La délégation exprime son attachement :

- à l'existence, au Sénat, d'une structure spécifique dédiée aux droits des femmes et à l'égalité entre les femmes et les hommes ;

- et au principe de double appartenance à cette structure et à une commission permanente.

Elle recommande que les instances parlementaires dédiées aux droits des femmes - commissions ou délégations - reposent sur le même statut dans les deux assemblées.

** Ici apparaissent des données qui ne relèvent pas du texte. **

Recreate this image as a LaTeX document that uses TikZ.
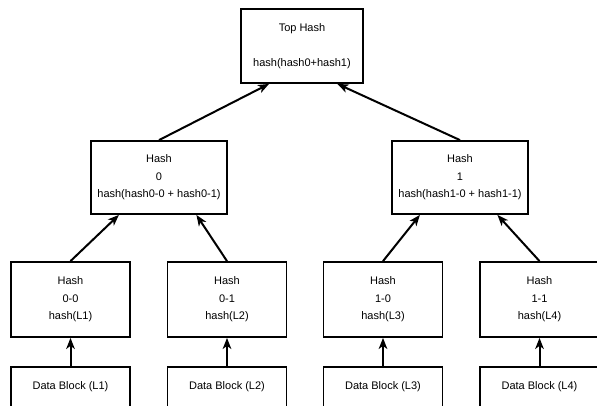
\documentclass[tikz,border=0pt]{standalone}
\usepackage{fontspec}
\setmainfont{Liberation Sans}
\usepackage{tikz}
\usetikzlibrary{arrows.meta,positioning}

\begin{document}
\begin{tikzpicture}[x=1pt,y=-1pt,
    box/.style={draw,line width=1.8pt,rectangle,align=center,inner sep=0pt,
      font=\fontsize{11}{17.5}\selectfont},
    hashbox/.style={box,minimum width=119pt,minimum height=75pt},
    datablock/.style={box,minimum width=119pt,minimum height=40pt},
    up/.style={line width=2pt,-{Stealth[length=11pt,width=8.5pt,inset=3pt]}}]
    \useasboundingbox[fill=white] (0,0) rectangle (597,405);
    % root and middle level
    \node[box,minimum width=122pt,minimum height=74pt] (top) at (302,46) {Top Hash\\[17.5pt]hash(hash0+hash1)};
    \node[box,minimum width=136pt,minimum height=73pt] (h0) at (159,177.5) {Hash\\0\\hash(hash0-0 + hash0-1)};
    \node[box,minimum width=136pt,minimum height=73pt] (h1) at (460,177.5) {Hash\\1\\hash(hash1-0 + hash1-1)};
    % leaves and data blocks
    \foreach \n/\x/\lab/\blk in {00/70.5/0-0/L1,01/227/0-1/L2,10/383/1-0/L3,11/539.5/1-1/L4}
    {
      \node[hashbox] (h\n) at (\x,299.5) {Hash\\\lab\\hash(\blk)};
      \node[datablock] (d\n) at (\x,387) {Data Block (\blk)};
      \draw[up] (d\n) -- (h\n);
    }
    \draw[up] (h00.north) -- (h0.223);
    \draw[up] (h01.north) -- (h0.315);
    \draw[up] (h10.north) -- (h1.223);
    \draw[up] (h11.north) -- (h1.315);
    \draw[up] (h0.north) -- (top.229);
    \draw[up] (h1.north) -- (top.313);
\end{tikzpicture}
\end{document}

Elle souhaite que les délégations parlementaires aux droits des femmes deviennent des commissions :

- susceptibles d'intervenir dans les débats législatifs avec des prérogatives comparables à celles des commissions pour avis et, plus particulièrement, à travers le dépôt d'amendements, de manière à mettre fin à la solution non satisfaisante consistant à déposer des amendements à titre individuel lorsque des recommandations doivent être traduites par des dispositions législatives ;

- chargées, dans leur domaine de compétences, de l'évaluation des politiques publiques ainsi que du suivi de l'application des lois.

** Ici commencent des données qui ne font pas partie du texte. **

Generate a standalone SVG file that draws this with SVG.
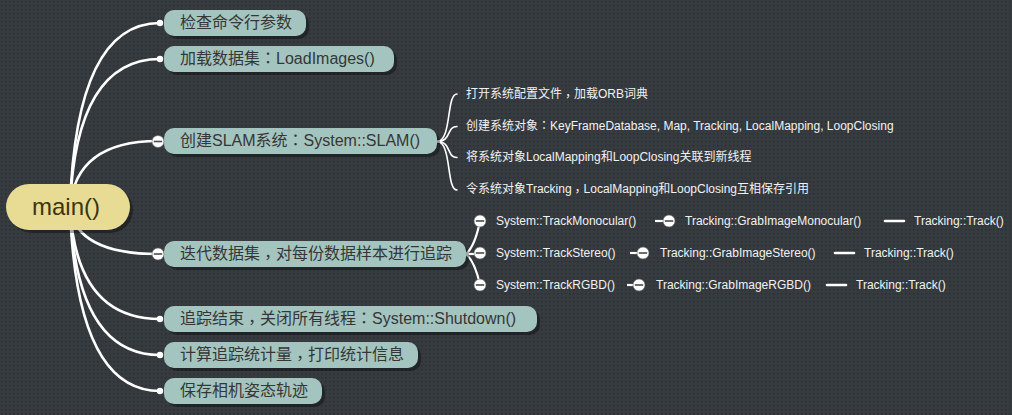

Elle demande en outre que ces instances soient dotées de moyens en adéquation avec leurs missions.


* 168 Voir en annexe le compte rendu de cette réunion.

* 169 JO n° 0196 du 24 août 2012, p. 13760, texte n° 3.

* 170 Cet équilibre est toutefois resté à bien des égards fictif, car la grande majorité des membres de la délégation appartient traditionnellement à la commission de la culture (13 des 36 membres de la délégation siègent à la commission de la culture, soit 36 %), ce qui la prive de relais dans des commissions « stratégiques » comme la commission des finances ou la commission des lois.

* 171 Rapport d'information fait par Marie-Pierre Rixain au nom de la délégation aux droits des femmes sur le projet de loi constitutionnelle pour une démocratie plus représentative, responsable et efficace, Assemblée nationale, n° 1095, VX e législature, juin 2018.

* 172 Alinéa ajouté en 2008 à l'article 88-4 de la Constitution : « Au sein de chaque assemblée parlementaire est instituée une commission chargée des affaires européennes ».